Optimizing Age of Information without Knowing the Age of Information

TL;DR

This paper addresses the challenge of maintaining fresh information in wireless networks by developing policies that optimize Age of Information without requiring prior AoI knowledge, using estimators and Max-Weight scheduling.

Contribution

It introduces a novel Max-Weight policy that estimates AoI and system times, outperforming traditional policies even without direct AoI knowledge.

Findings

Max-Weight policy with estimation outperforms optimal randomized policy

Derived lower bounds on achievable AoI

Validated policies through analytical and simulation results

Abstract

Consider a network where a wireless base station (BS) connects multiple source-destination pairs. Packets from each source are generated according to a renewal process and are enqueued in a single-packet queue that stores only the freshest packet. The BS decides, at each time slot, which sources to schedule. Selected sources transmit their packet to the BS via unreliable links. Successfully received packets are forwarded to corresponding destinations. The connection between the BS and destinations is assumed unreliable and delayed. Information freshness is captured by the Age of Information (AoI) metric. The objective of the scheduling decisions is leveraging the delayed and unreliable AoI knowledge to keep the information fresh.
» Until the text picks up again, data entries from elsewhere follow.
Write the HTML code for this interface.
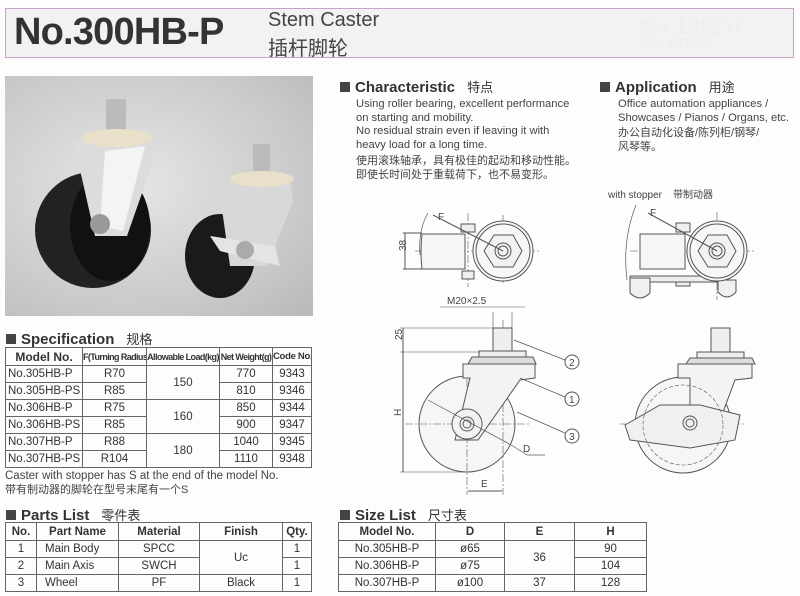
<!DOCTYPE html>
<html><head><meta charset="utf-8"><style>
body{margin:0;width:800px;height:596px;background:#fdfdfd;position:relative;overflow:hidden;font-family:"Liberation Sans","Noto Sans CJK SC",sans-serif;color:#333}
.a{position:absolute;white-space:nowrap}
table{position:absolute;border-collapse:collapse;font-size:11.5px;color:#333;table-layout:fixed}
td{border:1.3px solid #666;text-align:center;padding:0;height:16px;white-space:nowrap;overflow:hidden}
th{border:1.3px solid #666;font-size:11px;height:17px;padding:0;white-space:nowrap;overflow:hidden}
.n{font-size:9px!important;letter-spacing:-0.6px}
.h{font-weight:bold;font-size:15px;color:#333}
.h b{display:inline-block;width:10px;height:10px;background:#444;margin-right:5px}
.h span{font-weight:normal;font-size:13px;margin-left:12px}
.t{font-size:11.2px;line-height:13.5px;color:#444}
</style></head><body>
<div class="a" style="left:5px;top:8px;width:787px;height:48px;border:1.5px solid #caa4c8;background:#f3f2f3"></div>
<div class="a" style="left:14px;top:11px;font-size:38px;font-weight:bold;color:#333;letter-spacing:-0.8px">No.300HB-P</div>
<div class="a" style="left:268px;top:9px;font-size:20px;color:#444">Stem Caster</div>
<div class="a" style="left:268px;top:32px;font-size:20px;color:#444">插杆脚轮</div>
<div class="a" style="left:640px;top:14px;font-size:22px;color:#f0eef0;font-weight:bold">No.100ZH</div>
<div class="a" style="left:640px;top:34px;font-size:18px;color:#f0eef0;font-weight:bold">No.600H</div>

<div class="a" style="left:5px;top:76px;width:308px;height:240px;background:radial-gradient(ellipse at 40% 45%,#e6e6e6,#c8c8c8 70%,#b8b8b8)"></div>
<svg class="a" style="left:5px;top:76px" width="308" height="240">
<ellipse cx="88" cy="154" rx="58" ry="58" fill="#222"/><ellipse cx="105" cy="150" rx="40" ry="55" fill="#111"/>
<path d="M68 63 L142 58 L150 80 L122 160 L90 160 Z" fill="#dcdcdc"/><path d="M100 75 L140 70 L118 155 L95 150Z" fill="#f4f4f4"/>
<rect x="101" y="23" width="20" height="38" fill="#bbb"/><ellipse cx="112" cy="62" rx="35" ry="9" fill="#e8e0c8"/>
<circle cx="95" cy="148" r="10" fill="#999"/>
<ellipse cx="215" cy="180" rx="35" ry="42" fill="#1a1a1a"/>
<path d="M213 105 L285 105 L288 125 L262 190 L225 190 Z" fill="#d8d8d8"/>
<rect x="248" y="68" width="17" height="32" fill="#bbb"/><ellipse cx="257" cy="103" rx="32" ry="8" fill="#e8e0c8"/>
<path d="M205 160 L270 170 L275 190 L215 175Z" fill="#e4e4e4"/><circle cx="240" cy="174" r="9" fill="#aaa"/>
</svg>

<div class="a h" style="left:6px;top:329px"><b></b>Specification<span>规格</span></div>
<table style="left:5px;top:347px;width:307px">
<tr><th style="width:76px;font-size:12px">Model No.</th><th style="width:63px" class="n">F(Turning Radius)</th><th style="width:72px" class="n">Allowable Load(kg)</th><th style="width:52px" class="n">Net Weight(g)</th><th style="font-size:9.5px;letter-spacing:-0.3px">Code No.</th></tr>
<tr><td style="text-align:left;padding-left:2px">No.305HB-P</td><td>R70</td><td rowspan="2">150</td><td>770</td><td>9343</td></tr>
<tr><td style="text-align:left;padding-left:2px">No.305HB-PS</td><td>R85</td><td>810</td><td>9346</td></tr>
<tr><td style="text-align:left;padding-left:2px">No.306HB-P</td><td>R75</td><td rowspan="2">160</td><td>850</td><td>9344</td></tr>
<tr><td style="text-align:left;padding-left:2px">No.306HB-PS</td><td>R85</td><td>900</td><td>9347</td></tr>
<tr><td style="text-align:left;padding-left:2px">No.307HB-P</td><td>R88</td><td rowspan="2">180</td><td>1040</td><td>9345</td></tr>
<tr><td style="text-align:left;padding-left:2px">No.307HB-PS</td><td>R104</td><td>1110</td><td>9348</td></tr>
</table>
<div class="a t" style="left:5px;top:470px;font-size:11.5px">Caster with stopper has S at the end of the model No.</div>
<div class="a t" style="left:5px;top:484px;font-size:11px">带有制动器的脚轮在型号末尾有一个S</div>

<div class="a h" style="left:6px;top:505px"><b></b>Parts List<span>零件表</span></div>
<table style="left:5px;top:522px;width:307px">
<tr><th style="width:30px;font-size:11.5px">No.</th><th style="width:81px;font-size:11.5px">Part Name</th><th style="width:80px;font-size:11.5px">Material</th><th style="width:82px;font-size:11.5px">Finish</th><th style="font-size:11.5px">Qty.</th></tr>
<tr><td>1</td><td style="text-align:left;padding-left:8px">Main Body</td><td>SPCC</td><td rowspan="2">Uc</td><td>1</td></tr>
<tr><td>2</td><td style="text-align:left;padding-left:8px">Main Axis</td><td>SWCH</td><td>1</td></tr>
<tr><td>3</td><td style="text-align:left;padding-left:8px">Wheel</td><td>PF</td><td>Black</td><td>1</td></tr>
</table>

<div class="a h" style="left:340px;top:77px"><b></b>Characteristic<span>特点</span></div>
<div class="a t" style="left:356px;top:98px">Using roller bearing, excellent performance<br>on starting and mobility.<br>No residual strain even if leaving it with<br>heavy load for a long time.</div>
<div class="a t" style="left:356px;top:155px;font-size:11px">使用滚珠轴承，具有极佳的起动和移动性能。<br>即使长时间处于重载荷下，也不易变形。</div>
<div class="a h" style="left:600px;top:77px"><b></b>Application<span>用途</span></div>
<div class="a t" style="left:618px;top:98px">Office automation appliances /<br>Showcases / Pianos / Organs, etc.</div>
<div class="a t" style="left:618px;top:127px;font-size:11px">办公自动化设备/陈列柜/钢琴/<br>风琴等。</div>
<div class="a" style="left:608px;top:186px;font-size:10px;color:#444">with stopper &nbsp;&nbsp;&nbsp;带制动器</div>

<svg class="a" style="left:0;top:0" width="800" height="596" fill="none" stroke="#555" stroke-width="1" font-family="Liberation Sans" font-size="10">
<g>
<line x1="415" y1="251" x2="540" y2="251" stroke-dasharray="8 2 2 2" stroke-width=".6"/>
<line x1="503" y1="215" x2="503" y2="285" stroke-dasharray="8 2 2 2" stroke-width=".6"/>
<line x1="468" y1="213" x2="468" y2="287" stroke-dasharray="8 2 2 2" stroke-width=".6"/>
<path d="M422 234 H465 V269 H422 Q420 252 422 234Z" fill="#f6f6f6"/>
<rect x="461" y="224" width="14" height="8" fill="#eee"/><rect x="462" y="271" width="12" height="8" fill="#eee"/>
<circle cx="503" cy="251" r="30" fill="#f7f7f7"/><circle cx="503" cy="251" r="27"/>
<polygon points="484,251 494,235 513,235 522,251 513,267 494,267" fill="#f2f2f2"/>
<circle cx="503" cy="251" r="8"/><circle cx="503" cy="251" r="5"/>
<line x1="403" y1="233" x2="422" y2="233"/><line x1="403" y1="269" x2="422" y2="269"/><line x1="405" y1="233" x2="405" y2="269"/>
<text x="400" y="257" transform="rotate(-90 400 251)" stroke="none" fill="#444">38</text>
<line x1="433" y1="215" x2="503" y2="251"/><path d="M428 213 Q418 230 420 255" stroke-width=".7"/>
<text x="438" y="220" stroke="none" fill="#444">F</text>
</g>
<g>
<line x1="630" y1="251" x2="755" y2="251" stroke-dasharray="8 2 2 2" stroke-width=".6"/>
<line x1="717" y1="212" x2="717" y2="300" stroke-dasharray="8 2 2 2" stroke-width=".6"/>
<path d="M640 234 H685 V269 H640Z" fill="#f6f6f6"/>
<rect x="676" y="223" width="14" height="9" fill="#eee"/><rect x="676" y="278" width="14" height="8" fill="#eee"/>
<path d="M630 276 H720 L722 282 H630Z" fill="#eee"/>
<path d="M630 278 h20 v15 q-10 10 -20 0Z" fill="#f0f0f0"/><path d="M718 280 h18 v12 q-9 10 -18 0Z" fill="#f0f0f0"/>
<circle cx="717" cy="251" r="30" fill="#f7f7f7"/><circle cx="717" cy="251" r="27"/>
<polygon points="698,251 708,235 727,235 736,251 727,267 708,267" fill="#f2f2f2"/>
<circle cx="717" cy="251" r="8"/><circle cx="717" cy="251" r="5"/>
<line x1="648" y1="213" x2="717" y2="251"/><path d="M636 205 Q622 240 627 280" stroke-width=".7"/>
<text x="650" y="216" stroke="none" fill="#444">F</text>
</g>
<g>
<circle cx="467" cy="424" r="48" fill="#f6f6f6"/>
<line x1="405" y1="424" x2="530" y2="424" stroke-dasharray="8 2 2 2" stroke-width=".6"/>
<line x1="503" y1="320" x2="503" y2="495" stroke-dasharray="8 2 2 2" stroke-width=".6"/>
<line x1="467" y1="365" x2="467" y2="495" stroke-dasharray="8 2 2 2" stroke-width=".6"/>
<rect x="493" y="328" width="19" height="24" fill="#eee"/>
<rect x="479" y="351" width="47" height="6" fill="#eee"/>
<path d="M472 357 H533 L536 364 H468Z" fill="#ddd"/>
<path d="M463 364 H535 V378 L520 380 L478 440 L455 440 L470 378 H463Z" fill="#f3f3f3"/>
<circle cx="467" cy="424" r="15" fill="#f3f3f3"/><circle cx="467" cy="424" r="7"/><circle cx="467" cy="424" r="4"/>
<line x1="403" y1="328" x2="403" y2="472"/><line x1="400" y1="328" x2="493" y2="328" stroke-width=".6"/>
<line x1="400" y1="352" x2="480" y2="352" stroke-width=".6"/><line x1="400" y1="472" x2="467" y2="472" stroke-width=".6"/>
<text x="398" y="344" transform="rotate(-90 398 340)" stroke="none" fill="#444">25</text>
<text x="397" y="420" transform="rotate(-90 397 416)" stroke="none" fill="#444">H</text>
<line x1="493" y1="312" x2="493" y2="328" stroke-width=".6"/><line x1="512" y1="312" x2="512" y2="328" stroke-width=".6"/>
<line x1="440" y1="307" x2="525" y2="307" stroke-width=".6"/>
<text x="447" y="304" stroke="none" fill="#444">M20×2.5</text>
<line x1="468" y1="491" x2="502" y2="491"/>
<text x="481" y="487" stroke="none" fill="#444">E</text>
<line x1="428" y1="400" x2="513" y2="446" stroke-width=".7"/><line x1="513" y1="446" x2="527" y2="455" stroke-width=".7"/><line x1="527" y1="455" x2="545" y2="455" stroke-width=".7"/>
<text x="523" y="452" stroke="none" fill="#444">D</text>
<line x1="514" y1="340" x2="565" y2="360" stroke-width=".7"/><line x1="520" y1="378" x2="565" y2="397" stroke-width=".7"/><line x1="517" y1="412" x2="565" y2="433" stroke-width=".7"/>
<circle cx="572" cy="362" r="7" fill="#fff"/><circle cx="572" cy="399" r="7" fill="#fff"/><circle cx="572" cy="436" r="7" fill="#fff"/>
<text x="569" y="366" stroke="none" fill="#444">2</text><text x="569" y="403" stroke="none" fill="#444">1</text><text x="569" y="440" stroke="none" fill="#444">3</text>
</g>
<g>
<circle cx="683" cy="425" r="48" fill="#f6f6f6"/>
<line x1="620" y1="424" x2="745" y2="424" stroke-dasharray="8 2 2 2" stroke-width=".6"/>
<rect x="711" y="328" width="19" height="24" fill="#eee"/>
<rect x="697" y="352" width="47" height="6" fill="#eee"/>
<path d="M690 358 H752 L755 364 H686Z" fill="#ddd"/>
<path d="M678 364 H752 V378 L735 380 L720 420 L690 420 L690 378 H678Z" fill="#f3f3f3"/>
<path d="M625 425 L660 405 L700 405 L740 415 L735 440 L690 448 L630 440Z" fill="#f0f0f0"/>
<circle cx="690" cy="423" r="7"/><circle cx="690" cy="423" r="4"/>
<circle cx="683" cy="425" r="40" stroke-dasharray="4 2" stroke-width=".6"/>
</g>
</svg>

<div class="a h" style="left:340px;top:505px"><b></b>Size List<span>尺寸表</span></div>
<table style="left:338px;top:522px;width:309px">
<tr><th style="width:96px;font-size:11.5px">Model No.</th><th style="width:68px;font-size:11.5px">D</th><th style="width:69px;font-size:11.5px">E</th><th style="font-size:11.5px">H</th></tr>
<tr><td>No.305HB-P</td><td>ø65</td><td rowspan="2">36</td><td>90</td></tr>
<tr><td>No.306HB-P</td><td>ø75</td><td>104</td></tr>
<tr><td>No.307HB-P</td><td>ø100</td><td>37</td><td>128</td></tr>
</table>
</body></html>
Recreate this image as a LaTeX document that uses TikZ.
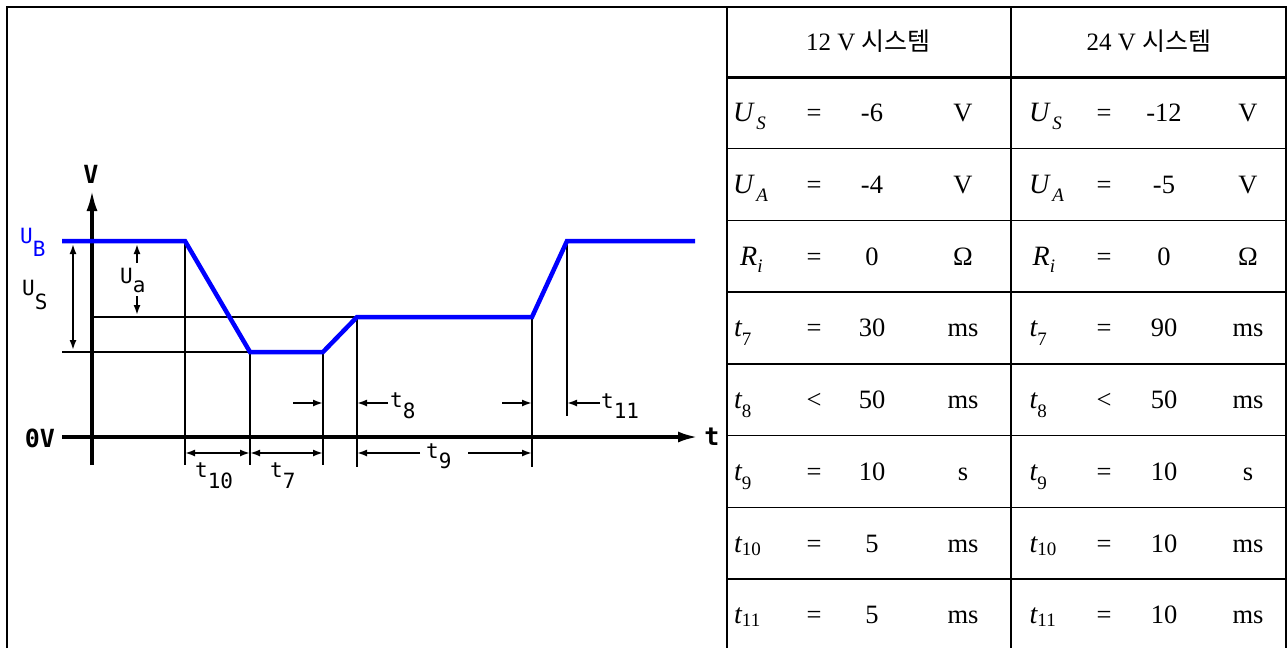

In this paper, we derive a lower bound on the achievable AoI by any scheduling policy. Then, we develop an optimal randomized policy for any packet generation processes. Next, we develop minimum mean square error estimators of the AoI and system times, and a Max-Weight Policy that leverages these estimators. We evaluate the AoI of the Optimal Randomized Policy and the Max-Weight Policy both analytically and through simulations. The numerical results suggest that the Max-Weight Policy with estimation outperforms the Optimal Randomized Policy even when the BS has no AoI knowledge.